[Records with drawing code]

**********

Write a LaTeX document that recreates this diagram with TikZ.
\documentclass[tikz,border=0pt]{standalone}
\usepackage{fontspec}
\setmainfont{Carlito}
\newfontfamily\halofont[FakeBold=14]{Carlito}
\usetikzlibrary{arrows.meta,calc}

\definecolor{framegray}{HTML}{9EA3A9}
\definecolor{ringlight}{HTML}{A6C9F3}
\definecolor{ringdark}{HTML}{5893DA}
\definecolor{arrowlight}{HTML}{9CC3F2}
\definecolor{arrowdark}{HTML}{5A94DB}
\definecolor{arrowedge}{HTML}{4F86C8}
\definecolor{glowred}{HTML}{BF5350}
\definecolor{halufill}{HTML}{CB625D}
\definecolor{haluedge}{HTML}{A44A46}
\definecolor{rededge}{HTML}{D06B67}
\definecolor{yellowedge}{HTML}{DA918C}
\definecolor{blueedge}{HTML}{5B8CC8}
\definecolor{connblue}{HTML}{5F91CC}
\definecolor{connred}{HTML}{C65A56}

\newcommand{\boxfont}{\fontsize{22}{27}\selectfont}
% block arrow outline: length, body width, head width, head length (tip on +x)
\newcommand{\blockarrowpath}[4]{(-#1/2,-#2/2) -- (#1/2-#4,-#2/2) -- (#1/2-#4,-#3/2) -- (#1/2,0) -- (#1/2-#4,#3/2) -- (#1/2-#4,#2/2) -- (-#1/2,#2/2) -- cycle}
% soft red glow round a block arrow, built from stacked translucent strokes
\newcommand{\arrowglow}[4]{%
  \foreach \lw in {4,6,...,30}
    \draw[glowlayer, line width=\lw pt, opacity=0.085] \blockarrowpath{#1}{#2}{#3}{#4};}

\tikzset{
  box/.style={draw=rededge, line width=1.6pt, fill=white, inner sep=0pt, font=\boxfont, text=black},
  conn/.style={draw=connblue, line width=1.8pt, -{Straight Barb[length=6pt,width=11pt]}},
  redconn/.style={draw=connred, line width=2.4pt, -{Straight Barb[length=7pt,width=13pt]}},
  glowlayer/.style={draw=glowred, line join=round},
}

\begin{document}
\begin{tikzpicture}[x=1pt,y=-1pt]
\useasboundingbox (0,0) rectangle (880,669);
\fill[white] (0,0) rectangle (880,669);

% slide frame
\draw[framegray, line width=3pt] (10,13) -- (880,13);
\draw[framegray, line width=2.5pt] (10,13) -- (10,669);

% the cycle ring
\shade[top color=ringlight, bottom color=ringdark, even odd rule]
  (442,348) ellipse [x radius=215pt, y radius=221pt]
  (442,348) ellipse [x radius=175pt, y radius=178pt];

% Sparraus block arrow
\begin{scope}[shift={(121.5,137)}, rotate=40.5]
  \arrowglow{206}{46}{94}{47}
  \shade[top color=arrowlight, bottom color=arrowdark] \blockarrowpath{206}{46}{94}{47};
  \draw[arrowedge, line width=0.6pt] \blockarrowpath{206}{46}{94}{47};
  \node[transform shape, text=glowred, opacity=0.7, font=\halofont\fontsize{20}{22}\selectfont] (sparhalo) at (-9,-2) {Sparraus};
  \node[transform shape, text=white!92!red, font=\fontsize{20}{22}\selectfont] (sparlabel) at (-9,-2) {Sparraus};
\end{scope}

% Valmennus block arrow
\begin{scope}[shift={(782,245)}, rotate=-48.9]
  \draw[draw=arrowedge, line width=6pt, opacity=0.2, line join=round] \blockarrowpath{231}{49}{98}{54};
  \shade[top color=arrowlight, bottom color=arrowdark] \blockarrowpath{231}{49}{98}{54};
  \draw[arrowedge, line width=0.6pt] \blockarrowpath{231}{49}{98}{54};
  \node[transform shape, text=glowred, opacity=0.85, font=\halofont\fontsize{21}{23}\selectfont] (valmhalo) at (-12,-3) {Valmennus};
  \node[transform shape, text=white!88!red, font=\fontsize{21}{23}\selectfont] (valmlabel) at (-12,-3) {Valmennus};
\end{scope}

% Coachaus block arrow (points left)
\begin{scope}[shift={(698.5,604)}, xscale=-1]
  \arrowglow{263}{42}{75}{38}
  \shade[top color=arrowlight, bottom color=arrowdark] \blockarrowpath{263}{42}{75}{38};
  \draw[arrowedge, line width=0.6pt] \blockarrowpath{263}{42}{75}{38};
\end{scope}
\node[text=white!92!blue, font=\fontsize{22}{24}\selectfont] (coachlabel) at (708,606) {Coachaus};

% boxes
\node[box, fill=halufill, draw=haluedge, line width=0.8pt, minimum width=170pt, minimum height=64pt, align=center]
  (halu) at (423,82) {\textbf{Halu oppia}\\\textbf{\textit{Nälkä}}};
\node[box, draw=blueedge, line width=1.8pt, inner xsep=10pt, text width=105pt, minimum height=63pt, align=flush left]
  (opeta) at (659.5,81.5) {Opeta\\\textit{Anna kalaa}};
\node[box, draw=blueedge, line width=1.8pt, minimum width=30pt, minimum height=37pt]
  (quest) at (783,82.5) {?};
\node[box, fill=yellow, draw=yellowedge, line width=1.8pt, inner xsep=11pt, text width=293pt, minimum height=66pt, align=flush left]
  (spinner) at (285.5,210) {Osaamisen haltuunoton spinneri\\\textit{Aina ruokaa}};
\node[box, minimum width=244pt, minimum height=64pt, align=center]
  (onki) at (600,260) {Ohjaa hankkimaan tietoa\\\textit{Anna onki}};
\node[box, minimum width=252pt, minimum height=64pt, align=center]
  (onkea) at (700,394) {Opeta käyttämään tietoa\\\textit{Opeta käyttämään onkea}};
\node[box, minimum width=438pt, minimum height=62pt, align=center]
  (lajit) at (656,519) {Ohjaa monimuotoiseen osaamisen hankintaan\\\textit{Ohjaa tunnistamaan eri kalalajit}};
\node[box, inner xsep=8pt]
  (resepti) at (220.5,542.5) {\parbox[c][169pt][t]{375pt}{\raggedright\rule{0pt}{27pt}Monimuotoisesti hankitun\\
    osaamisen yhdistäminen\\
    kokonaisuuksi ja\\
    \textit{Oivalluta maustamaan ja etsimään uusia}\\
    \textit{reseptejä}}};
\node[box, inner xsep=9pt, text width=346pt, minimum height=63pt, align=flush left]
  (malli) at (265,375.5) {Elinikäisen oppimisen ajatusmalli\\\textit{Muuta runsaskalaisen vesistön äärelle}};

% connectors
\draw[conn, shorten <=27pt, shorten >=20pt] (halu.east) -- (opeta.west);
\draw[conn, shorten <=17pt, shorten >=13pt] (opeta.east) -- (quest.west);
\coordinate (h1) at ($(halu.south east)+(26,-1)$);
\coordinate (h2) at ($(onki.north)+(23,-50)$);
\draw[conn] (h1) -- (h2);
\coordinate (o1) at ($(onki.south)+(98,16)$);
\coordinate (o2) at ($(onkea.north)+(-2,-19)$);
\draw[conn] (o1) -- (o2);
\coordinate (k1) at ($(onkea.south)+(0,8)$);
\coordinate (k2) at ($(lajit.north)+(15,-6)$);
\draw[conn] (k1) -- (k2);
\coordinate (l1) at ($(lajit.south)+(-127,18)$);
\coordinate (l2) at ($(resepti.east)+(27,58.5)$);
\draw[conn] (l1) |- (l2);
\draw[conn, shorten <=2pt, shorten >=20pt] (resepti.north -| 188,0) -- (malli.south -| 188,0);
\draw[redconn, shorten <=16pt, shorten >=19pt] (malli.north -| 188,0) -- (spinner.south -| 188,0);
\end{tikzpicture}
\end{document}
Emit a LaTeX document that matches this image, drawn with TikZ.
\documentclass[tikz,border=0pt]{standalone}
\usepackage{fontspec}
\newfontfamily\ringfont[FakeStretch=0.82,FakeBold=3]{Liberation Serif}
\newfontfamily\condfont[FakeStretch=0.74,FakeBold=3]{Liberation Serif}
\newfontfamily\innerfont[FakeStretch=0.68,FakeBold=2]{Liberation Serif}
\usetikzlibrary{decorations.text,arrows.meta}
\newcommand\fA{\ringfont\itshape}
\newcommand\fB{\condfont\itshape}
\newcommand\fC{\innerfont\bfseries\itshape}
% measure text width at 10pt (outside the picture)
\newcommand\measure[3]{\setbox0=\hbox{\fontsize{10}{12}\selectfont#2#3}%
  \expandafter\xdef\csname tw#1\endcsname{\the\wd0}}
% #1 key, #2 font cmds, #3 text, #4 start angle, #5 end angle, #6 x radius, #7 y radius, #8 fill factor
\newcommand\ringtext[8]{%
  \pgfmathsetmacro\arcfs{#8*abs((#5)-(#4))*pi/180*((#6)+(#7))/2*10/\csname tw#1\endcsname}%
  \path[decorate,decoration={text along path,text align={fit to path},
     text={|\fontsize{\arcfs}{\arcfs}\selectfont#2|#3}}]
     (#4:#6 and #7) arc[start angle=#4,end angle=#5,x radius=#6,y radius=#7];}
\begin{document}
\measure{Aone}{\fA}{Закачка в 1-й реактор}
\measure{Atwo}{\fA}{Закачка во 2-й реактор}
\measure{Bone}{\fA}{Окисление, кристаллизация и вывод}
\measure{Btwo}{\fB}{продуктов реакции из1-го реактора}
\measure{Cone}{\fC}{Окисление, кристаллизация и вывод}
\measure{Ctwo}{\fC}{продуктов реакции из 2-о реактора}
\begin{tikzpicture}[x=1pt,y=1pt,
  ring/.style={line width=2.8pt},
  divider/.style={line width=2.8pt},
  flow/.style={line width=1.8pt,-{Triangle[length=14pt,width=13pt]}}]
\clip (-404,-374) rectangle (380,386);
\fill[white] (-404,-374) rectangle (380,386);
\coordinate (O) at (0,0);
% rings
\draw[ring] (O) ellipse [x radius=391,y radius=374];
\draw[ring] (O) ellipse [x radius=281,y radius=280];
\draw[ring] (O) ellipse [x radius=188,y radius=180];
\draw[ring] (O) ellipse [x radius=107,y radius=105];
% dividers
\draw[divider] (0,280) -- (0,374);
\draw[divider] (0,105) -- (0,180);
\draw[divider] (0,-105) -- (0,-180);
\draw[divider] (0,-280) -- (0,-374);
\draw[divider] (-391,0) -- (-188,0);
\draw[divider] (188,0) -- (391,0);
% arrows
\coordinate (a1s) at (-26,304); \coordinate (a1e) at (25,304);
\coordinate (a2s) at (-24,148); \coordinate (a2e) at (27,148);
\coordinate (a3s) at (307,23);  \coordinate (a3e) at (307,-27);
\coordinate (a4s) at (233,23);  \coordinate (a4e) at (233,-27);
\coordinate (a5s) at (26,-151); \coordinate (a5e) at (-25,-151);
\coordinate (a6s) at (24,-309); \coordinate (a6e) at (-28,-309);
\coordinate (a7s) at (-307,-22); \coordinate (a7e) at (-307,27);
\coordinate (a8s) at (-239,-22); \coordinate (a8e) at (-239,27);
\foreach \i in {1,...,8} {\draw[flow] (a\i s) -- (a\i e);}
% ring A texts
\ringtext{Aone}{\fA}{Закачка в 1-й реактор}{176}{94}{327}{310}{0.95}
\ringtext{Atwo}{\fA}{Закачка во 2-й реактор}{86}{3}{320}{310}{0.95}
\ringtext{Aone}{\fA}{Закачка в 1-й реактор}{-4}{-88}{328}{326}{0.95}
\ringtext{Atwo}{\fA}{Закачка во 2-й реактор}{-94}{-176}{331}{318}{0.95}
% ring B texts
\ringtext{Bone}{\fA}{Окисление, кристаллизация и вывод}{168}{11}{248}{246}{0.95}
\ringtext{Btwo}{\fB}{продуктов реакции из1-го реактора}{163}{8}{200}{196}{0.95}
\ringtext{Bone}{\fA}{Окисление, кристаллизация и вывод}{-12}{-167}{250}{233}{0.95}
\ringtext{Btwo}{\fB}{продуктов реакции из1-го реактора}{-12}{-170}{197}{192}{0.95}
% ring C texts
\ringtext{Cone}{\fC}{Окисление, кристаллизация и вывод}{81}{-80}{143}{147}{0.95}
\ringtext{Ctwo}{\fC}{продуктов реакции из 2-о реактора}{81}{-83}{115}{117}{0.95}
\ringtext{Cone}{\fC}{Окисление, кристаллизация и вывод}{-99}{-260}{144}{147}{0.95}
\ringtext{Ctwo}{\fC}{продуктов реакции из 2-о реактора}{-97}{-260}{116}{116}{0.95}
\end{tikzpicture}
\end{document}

**********

Show every line above in which the word "that" occurs.

Write a LaTeX document that recreates this diagram with TikZ.
Emit a LaTeX document that matches this image, drawn with TikZ.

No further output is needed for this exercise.